Mirza considera “Beirutopia” uma série finalizada, embora tenha demorado bastante para chegar a este ponto. “Eu fotografei outdoors por dez anos — sempre pensando ‘Está bem, agora acabou’. Então surgiam novos anúncios, novas obras. Durante a covid, fotografei os edifícios concluídos, mas eles pareciam vazios, como os próprios outdoors, inteiramente planos e sem sequer uma sombra”.
Esta evolução levou à série “Nós prometemos, nós entregamos”, de 2020, sobre a cidade de Beirute. O conjunto de obras explora a similaridade apavorante entre os prédios reais e imagens geradas por computador. “Nessa obra, a realidade parece quase uma simulação. Poderíamos estar em qualquer lugar — na Ásia Central, em Dubai, na Coreia do Norte. Os prédios, as árvores — tudo parece estéril. A única coisa que denuncia a natureza dessas imagens é a presença de veículos”.
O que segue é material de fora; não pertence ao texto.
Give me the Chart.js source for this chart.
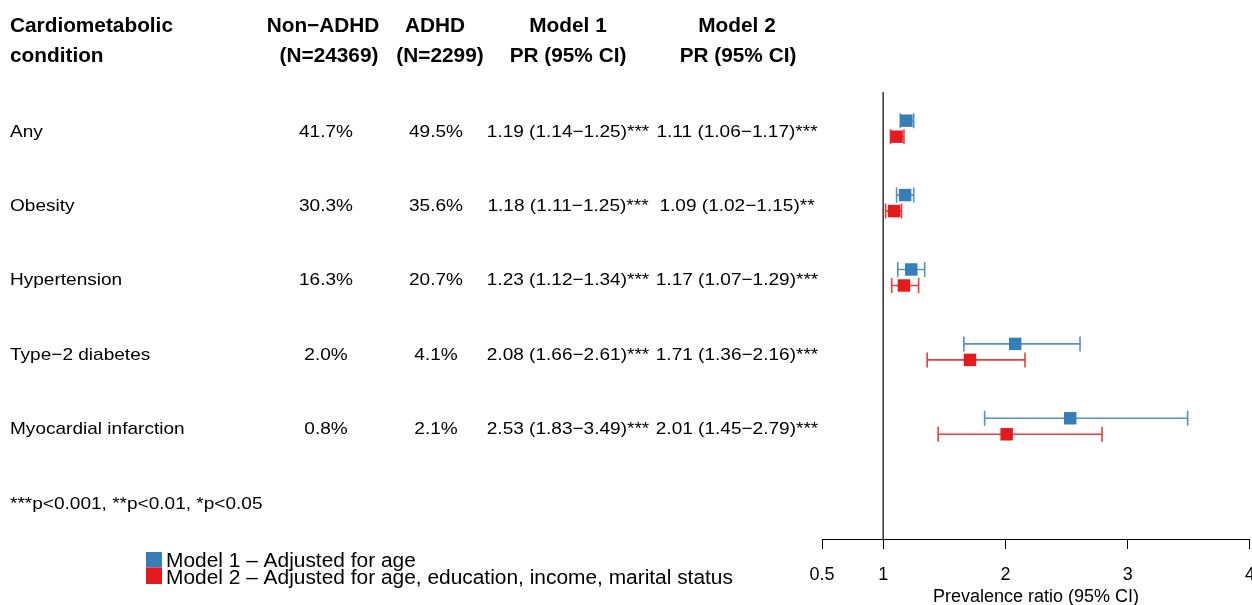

Sua nova série também aborda um sentimento elusivo de esperança, na promessa de que algo real se erga do solo, apesar do colapso. “Há sempre uma ideia de utopia, sobretudo em um país como o Líbano, onde as coisas estão constantemente desmoronando. E para seguir em frente, precisamos de esperança”.
Ao refletir sobre seu trabalho e sua ligação com a cidade, Mirza se mostra bastante lúcida sobre os limites da arte. “Não acredito que a arte possa desafiar o mundo. Neste sentido, sou realista”, reconheceu Mirza. “Mas acho, sim, que a arte tem um papel em contrapor o silêncio, porque é pelo silêncio que os crimes acontecem, que coisas que não poderiam acontecer acabam despercebidas. Ao criar, criticar, denunciar, dar voz às coisas, mesmo que apenas nas frestas, abrimos espaço para algo; não deixamos que as mentiras corram livremente por aí”.